The world lost two innovators yesterday; one in a splash of headlines, the other quietly in a London hospital; both of cancer.
I believe the first time I heard Bert Jansch would have been in Albuquerque in about 1993. My listening habits were slowly expanding beyond The Grateful Dead, Allman Brothers and Bob Dylan into influences and lesser known peers. I frequented a small used record shop in the Nob Hill district of Albuquerque off of Central Ave. where the sales clerk (I sadly never asked his name) would put a “you have to listen to this” album in my hand and send me on my way. He was mostly a jazz and pop man and over a couple of years turned me onto Miles Davis, Dexter Gordon, Cole Porter, Billie Holiday, Thelonius Monk and Sidney Bichet. He also gave me albums by John Fahey, Jean Ritchie, John Hartford, Ry Cooder and Norman Blake. One lost afternoon when I walked into his store he looked up from a book and beckoned me to the counter. He handed me a CD and said “listen to this, it’s pretty cool.”
The album was called “The Ornament Tree” by a Scottish singer I’d never heard of named Bert Jansch. I went home and first heard that accent so thick I could barely make out the words. The words I could make out weren’t necessarily words I knew and the stories sung beyond my grasp. It was beguiling. His baritone seemed alien and olde. His guitar work was to be envied and never (at least by my clumsy fingers) duplicated. Ten of the twelve songs were traditional and the album never expands beyond it’s roots. I was listening to it just a few years ago and for the first time noticed the copyright; 1990. I was shocked, surely this was twenty years older than that. I had bought it practically new.
Bert Jansch himself though was certainly not new as I would come to learn. He will be remembered as a foundation of the British Folk movement of the 1960s as solo artist and a member of Pentangle. Jimmy Page and Neil Young were fans and students of his open tunings and complex hard picked finger rolls. Page was even almost sued after lifting Jansch’s arrangement of the traditional tune Black Water Side after he renamed it Black Mountain Side and claimed it as his own. Jansch couldn’t afford the lawyers to go through with the case.

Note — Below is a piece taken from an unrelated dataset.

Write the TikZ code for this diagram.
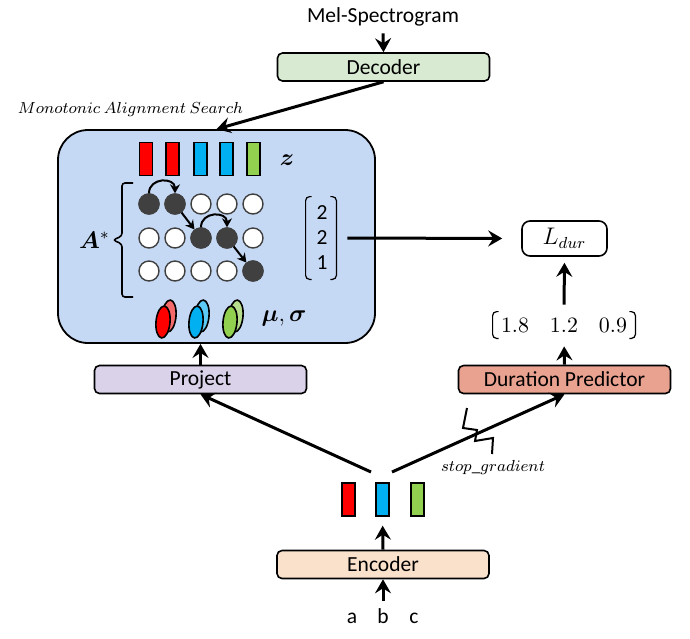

Black Water Side, Bert Jansch
Black Mountain Side, Led Zeppelin
Jansch was born in Glasgow on November 3rd, 1943 and like many of his contemporaries fell in love with American rock ‘n’ roll through Elvis Presley. He also listened heavily to Lonnie Donegan’s skiffle music which blended folk and blues and jug band music through a cracked British prism.
Wreck of the Old ’97, Lonnie Donegan
Anne Briggs, a gifted and tortured singer if there ever was one, turned Jansch onto older blues records and folk singers and out of that mix grew an extremely gifted and original guitarist.
Polly Vaughan, Anne Briggs
He was also a drunk which is nothing new, but simply noted for the connection of madness and spirits that run rampant through the creative soul.
So much of our music and poetry today thuds around flatfooted. Rare is the well written metaphor. I think of works like Pablo Neruda’s Odes to Common Things as almost lost art. The Ornament Tree is a fine old folksong in that tradition traced back to at least the late 1790s though the melody most likely is older. There was an actual Ornament Tree; a mighty Irish oak that supposedly was felled by a terrific storm in 1760. The lamentation of a fallen tree, of times passed and gone and a world not as it once was spill out of the song only to be sung honestly, mournfully by each passing generation.
Life is a fragile thing and even the mighty oaks fall. Remember to kiss your sweetheart and kids tonight. If you have neither perhaps raise a glass of whiskey with a friend and sing another great Scottish poet’s song Auld Lang Syne. Cheers Bert.